There are only 42 opencast sites and eight major deep mines still in production, but there are some signs of recovery: Richard Budge, the former head of UK Coal, is trying to raise £35 million from a stock market flotation to reopen the Hatfield deep mine in Yorkshire.
Mr Wicks suggested that the coal from British mines should be used in new cleaner power stations to test the technology.
"I would like to see one or two major developments in Britain using British coal plus clean coal technology," he said. "My instinct is that it would be sensible for us to be producing more of our own energy, home-growing our own energy."
Some analysts predict coal is set to become world's most popular energy source, accounting for up to 40 per cent of global power generation.
"Whatever the most fierce environmentalists may say and wish, the world is going to be burning lots of carbon, particularly loads and loads of coal, for 100, 200 years to come.
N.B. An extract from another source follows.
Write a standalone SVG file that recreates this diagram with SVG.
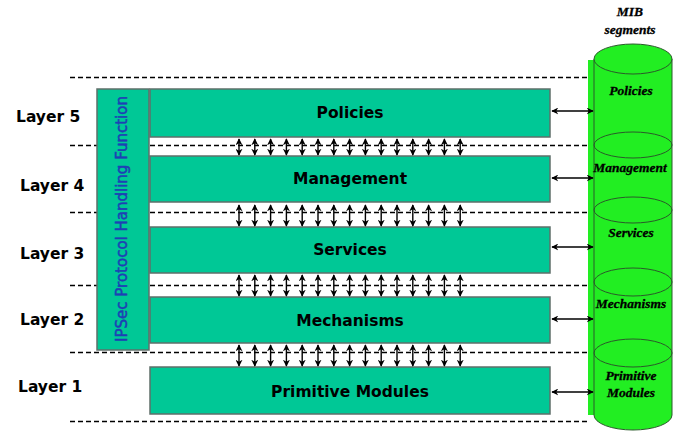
<svg xmlns="http://www.w3.org/2000/svg" width="680" height="431" viewBox="0 0 680 431">
<style>
.dash{stroke:#000;stroke-width:1.3;stroke-dasharray:5 3;fill:none}
.box{fill:#00C896;stroke:#5f6f6a;stroke-width:1.5}
.btxt{font-family:"DejaVu Sans",Verdana,sans-serif;font-weight:bold;font-size:15.5px;fill:#000;text-anchor:middle}
.ltxt{font-family:"DejaVu Sans",Verdana,sans-serif;font-weight:bold;font-size:15.5px;fill:#000}
.ctxt{font-family:"Liberation Serif","Times New Roman",serif;font-weight:bold;font-style:italic;font-size:13.5px;fill:#000;stroke:#000;stroke-width:0.3;text-anchor:middle}
.arr{stroke:#000;stroke-width:1.4;fill:none;marker-start:url(#ah);marker-end:url(#ah)}
.cyl{fill:#22EE22;stroke:#2a5a2a;stroke-width:1}
.seg{fill:none;stroke:#2a5a2a;stroke-width:1}
</style>
<defs>
<marker id="ah" viewBox="0 0 10 10" refX="9" refY="5" markerWidth="7" markerHeight="7" markerUnits="userSpaceOnUse" orient="auto-start-reverse">
<path d="M0,0 L10,5 L0,10 L3,5 Z" fill="#000"/>
</marker>
</defs>
<rect width="680" height="431" fill="#fff"/>

<g id="dashed-lines">
<line class="dash" x1="70" y1="77.5" x2="589" y2="77.5"/>
<line class="dash" x1="70" y1="145.5" x2="589" y2="145.5"/>
<line class="dash" x1="70" y1="212.5" x2="589" y2="212.5"/>
<line class="dash" x1="70" y1="285.5" x2="589" y2="285.5"/>
<line class="dash" x1="70" y1="352.5" x2="589" y2="352.5"/>
<line class="dash" x1="70" y1="421.5" x2="589" y2="421.5"/>
</g>

<g id="layer-labels">
<text class="ltxt" x="16" y="122">Layer 5</text>
<text class="ltxt" x="20" y="191">Layer 4</text>
<text class="ltxt" x="20" y="259">Layer 3</text>
<text class="ltxt" x="20" y="325">Layer 2</text>
<text class="ltxt" x="18" y="392">Layer 1</text>
</g>

<g id="ipsec">
<rect class="box" x="97" y="89" width="52" height="261"/>
<text transform="translate(127,219) rotate(-90)" text-anchor="middle" font-family="DejaVu Sans,Verdana,sans-serif" font-size="15" fill="#1f3fb5" stroke="#1f3fb5" stroke-width="0.5">IPSec Protocol Handling Function</text>
</g>

<g id="policies">
<rect class="box" x="150" y="89" width="400" height="48"/>
<text class="btxt" x="350" y="118">Policies</text>
</g>
<g id="management">
<rect class="box" x="150" y="156" width="400" height="46"/>
<text class="btxt" x="350" y="184">Management</text>
</g>
<g id="services">
<rect class="box" x="150" y="227" width="400" height="46"/>
<text class="btxt" x="350" y="255">Services</text>
</g>
<g id="mechanisms">
<rect class="box" x="150" y="297" width="400" height="46"/>
<text class="btxt" x="350" y="326">Mechanisms</text>
</g>
<g id="primitive-modules">
<rect class="box" x="150" y="367" width="400" height="47"/>
<text class="btxt" x="350" y="397">Primitive Modules</text>
</g>

<g id="mib">
<text class="ctxt" x="630" y="16">MIB</text>
<text class="ctxt" x="630" y="34">segments</text>
<rect x="588" y="60" width="8" height="355" fill="#22EE22"/>
<path class="cyl" d="M594,59 L594,415 A39,15 0 0 0 672,415 L672,59 Z"/>
<ellipse class="cyl" cx="633" cy="59" rx="39" ry="15"/>
<ellipse class="seg" cx="633" cy="145" rx="39" ry="13"/>
<ellipse class="seg" cx="633" cy="210" rx="39" ry="13"/>
<ellipse class="seg" cx="633" cy="282" rx="39" ry="14"/>
<ellipse class="seg" cx="633" cy="353" rx="39" ry="14"/>
<text class="ctxt" x="631" y="95">Policies</text>
<text class="ctxt" x="630" y="172">Management</text>
<text class="ctxt" x="631" y="237">Services</text>
<text class="ctxt" x="631" y="308">Mechanisms</text>
<text class="ctxt" x="631" y="380">Primitive</text>
<text class="ctxt" x="631" y="397">Modules</text>
</g>

<g id="connectors">
<g id="v1">
<line class="arr" x1="239" y1="139" x2="239" y2="155"/>
<line class="arr" x1="254.8" y1="139" x2="254.8" y2="155"/>
<line class="arr" x1="270.6" y1="139" x2="270.6" y2="155"/>
<line class="arr" x1="286.4" y1="139" x2="286.4" y2="155"/>
<line class="arr" x1="302.2" y1="139" x2="302.2" y2="155"/>
<line class="arr" x1="318" y1="139" x2="318" y2="155"/>
<line class="arr" x1="333.8" y1="139" x2="333.8" y2="155"/>
<line class="arr" x1="349.6" y1="139" x2="349.6" y2="155"/>
<line class="arr" x1="365.4" y1="139" x2="365.4" y2="155"/>
<line class="arr" x1="381.2" y1="139" x2="381.2" y2="155"/>
<line class="arr" x1="397" y1="139" x2="397" y2="155"/>
<line class="arr" x1="412.8" y1="139" x2="412.8" y2="155"/>
<line class="arr" x1="428.6" y1="139" x2="428.6" y2="155"/>
<line class="arr" x1="444.4" y1="139" x2="444.4" y2="155"/>
<line class="arr" x1="460.2" y1="139" x2="460.2" y2="155"/>
</g>
<g id="v2">
<line class="arr" x1="239" y1="205" x2="239" y2="226"/>
<line class="arr" x1="254.8" y1="205" x2="254.8" y2="226"/>
<line class="arr" x1="270.6" y1="205" x2="270.6" y2="226"/>
<line class="arr" x1="286.4" y1="205" x2="286.4" y2="226"/>
<line class="arr" x1="302.2" y1="205" x2="302.2" y2="226"/>
<line class="arr" x1="318" y1="205" x2="318" y2="226"/>
<line class="arr" x1="333.8" y1="205" x2="333.8" y2="226"/>
<line class="arr" x1="349.6" y1="205" x2="349.6" y2="226"/>
<line class="arr" x1="365.4" y1="205" x2="365.4" y2="226"/>
<line class="arr" x1="381.2" y1="205" x2="381.2" y2="226"/>
<line class="arr" x1="397" y1="205" x2="397" y2="226"/>
<line class="arr" x1="412.8" y1="205" x2="412.8" y2="226"/>
<line class="arr" x1="428.6" y1="205" x2="428.6" y2="226"/>
<line class="arr" x1="444.4" y1="205" x2="444.4" y2="226"/>
<line class="arr" x1="460.2" y1="205" x2="460.2" y2="226"/>
</g>
<g id="v3">
<line class="arr" x1="239" y1="275" x2="239" y2="296"/>
<line class="arr" x1="254.8" y1="275" x2="254.8" y2="296"/>
<line class="arr" x1="270.6" y1="275" x2="270.6" y2="296"/>
<line class="arr" x1="286.4" y1="275" x2="286.4" y2="296"/>
<line class="arr" x1="302.2" y1="275" x2="302.2" y2="296"/>
<line class="arr" x1="318" y1="275" x2="318" y2="296"/>
<line class="arr" x1="333.8" y1="275" x2="333.8" y2="296"/>
<line class="arr" x1="349.6" y1="275" x2="349.6" y2="296"/>
<line class="arr" x1="365.4" y1="275" x2="365.4" y2="296"/>
<line class="arr" x1="381.2" y1="275" x2="381.2" y2="296"/>
<line class="arr" x1="397" y1="275" x2="397" y2="296"/>
<line class="arr" x1="412.8" y1="275" x2="412.8" y2="296"/>
<line class="arr" x1="428.6" y1="275" x2="428.6" y2="296"/>
<line class="arr" x1="444.4" y1="275" x2="444.4" y2="296"/>
<line class="arr" x1="460.2" y1="275" x2="460.2" y2="296"/>
</g>
<g id="v4">
<line class="arr" x1="239" y1="345" x2="239" y2="366"/>
<line class="arr" x1="254.8" y1="345" x2="254.8" y2="366"/>
<line class="arr" x1="270.6" y1="345" x2="270.6" y2="366"/>
<line class="arr" x1="286.4" y1="345" x2="286.4" y2="366"/>
<line class="arr" x1="302.2" y1="345" x2="302.2" y2="366"/>
<line class="arr" x1="318" y1="345" x2="318" y2="366"/>
<line class="arr" x1="333.8" y1="345" x2="333.8" y2="366"/>
<line class="arr" x1="349.6" y1="345" x2="349.6" y2="366"/>
<line class="arr" x1="365.4" y1="345" x2="365.4" y2="366"/>
<line class="arr" x1="381.2" y1="345" x2="381.2" y2="366"/>
<line class="arr" x1="397" y1="345" x2="397" y2="366"/>
<line class="arr" x1="412.8" y1="345" x2="412.8" y2="366"/>
<line class="arr" x1="428.6" y1="345" x2="428.6" y2="366"/>
<line class="arr" x1="444.4" y1="345" x2="444.4" y2="366"/>
<line class="arr" x1="460.2" y1="345" x2="460.2" y2="366"/>
</g>
<g id="h-arrows">
<line class="arr" x1="552" y1="111" x2="593" y2="111"/>
<line class="arr" x1="552" y1="178" x2="593" y2="178"/>
<line class="arr" x1="552" y1="247" x2="593" y2="247"/>
<line class="arr" x1="552" y1="319" x2="593" y2="319"/>
<line class="arr" x1="552" y1="392" x2="593" y2="392"/>
</g>
</g>
</svg>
The environmentalists may not like that but tough, it's going to happen," Mr Wicks said.
Since coal will remain an important fuel, he said, Britain should lead work to make it more environmentally friendly.
"In the UK, we've been pretty good at energy - look at Aberdeen," he said. "Why shouldn't we be equally good at some of these emerging technologies?"
THE energy minister yesterday made an outspoken attack on gas-powered patio heaters, calling the devices "environmental obscenities".
Gas heaters have become a common sight outside pubs and in private gardens. But with some figures showing a single heater produces more than a small car, they are the target of a growing political backlash.
Malcolm Wicks told The Scotsman people who used the devices should "go inside, wear a jumper, get a life".
MANUFACTURERS could be forced to remove standby settings from televisions and other electronic devices to save energy, the energy minister said yesterday.
Government figures show that household electronics on standby consume two power stations' output every year.
"A poor little innocent button on your TV, but it epitomises the challenge we've got with global warming," Malcolm Wicks said. "There's far more we could do and if necessary make manufacturers do."